— Begin —

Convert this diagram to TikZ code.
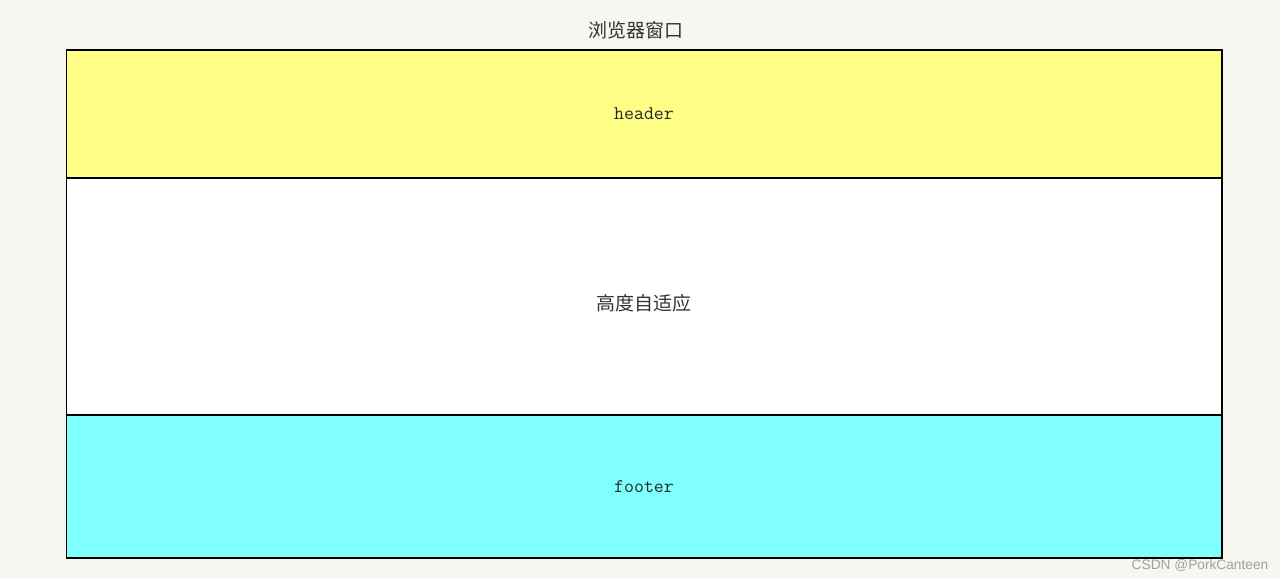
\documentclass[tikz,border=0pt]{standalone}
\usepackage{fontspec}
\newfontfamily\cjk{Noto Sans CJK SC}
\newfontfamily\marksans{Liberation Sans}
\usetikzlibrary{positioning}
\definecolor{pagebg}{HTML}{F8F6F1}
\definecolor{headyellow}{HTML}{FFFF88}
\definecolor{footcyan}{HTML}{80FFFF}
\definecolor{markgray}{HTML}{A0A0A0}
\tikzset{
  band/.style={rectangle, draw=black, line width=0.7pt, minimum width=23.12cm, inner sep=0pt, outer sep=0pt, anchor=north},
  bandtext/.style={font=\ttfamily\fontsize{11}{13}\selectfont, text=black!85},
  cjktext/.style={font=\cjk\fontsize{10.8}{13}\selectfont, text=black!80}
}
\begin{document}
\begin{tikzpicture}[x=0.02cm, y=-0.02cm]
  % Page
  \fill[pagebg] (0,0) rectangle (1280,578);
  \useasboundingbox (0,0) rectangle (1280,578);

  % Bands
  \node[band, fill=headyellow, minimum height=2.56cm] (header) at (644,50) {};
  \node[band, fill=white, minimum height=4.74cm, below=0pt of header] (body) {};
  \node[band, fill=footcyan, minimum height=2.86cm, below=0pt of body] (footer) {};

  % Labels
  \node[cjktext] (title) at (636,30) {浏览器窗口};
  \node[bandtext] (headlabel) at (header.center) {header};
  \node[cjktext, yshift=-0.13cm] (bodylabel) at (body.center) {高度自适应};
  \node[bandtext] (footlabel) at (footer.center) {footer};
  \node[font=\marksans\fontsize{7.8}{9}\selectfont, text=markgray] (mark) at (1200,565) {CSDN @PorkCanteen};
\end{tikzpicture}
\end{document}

— End —

▶ _WHAT YOU NEED TO DO_: Reproduce the material above from its first line through the line containing "minimum height=2.86cm, below=0pt", both ends included, and skip every picture.

▶ _ANSWER TO THIS TASK_:
Convert this diagram to TikZ code.
\documentclass[tikz,border=0pt]{standalone}
\usepackage{fontspec}
\newfontfamily\cjk{Noto Sans CJK SC}
\newfontfamily\marksans{Liberation Sans}
\usetikzlibrary{positioning}
\definecolor{pagebg}{HTML}{F8F6F1}
\definecolor{headyellow}{HTML}{FFFF88}
\definecolor{footcyan}{HTML}{80FFFF}
\definecolor{markgray}{HTML}{A0A0A0}
\tikzset{
  band/.style={rectangle, draw=black, line width=0.7pt, minimum width=23.12cm, inner sep=0pt, outer sep=0pt, anchor=north},
  bandtext/.style={font=\ttfamily\fontsize{11}{13}\selectfont, text=black!85},
  cjktext/.style={font=\cjk\fontsize{10.8}{13}\selectfont, text=black!80}
}
\begin{document}
\begin{tikzpicture}[x=0.02cm, y=-0.02cm]
  % Page
  \fill[pagebg] (0,0) rectangle (1280,578);
  \useasboundingbox (0,0) rectangle (1280,578);

  % Bands
  \node[band, fill=headyellow, minimum height=2.56cm] (header) at (644,50) {};
  \node[band, fill=white, minimum height=4.74cm, below=0pt of header] (body) {};
  \node[band, fill=footcyan, minimum height=2.86cm, below=0pt of body] (footer) {};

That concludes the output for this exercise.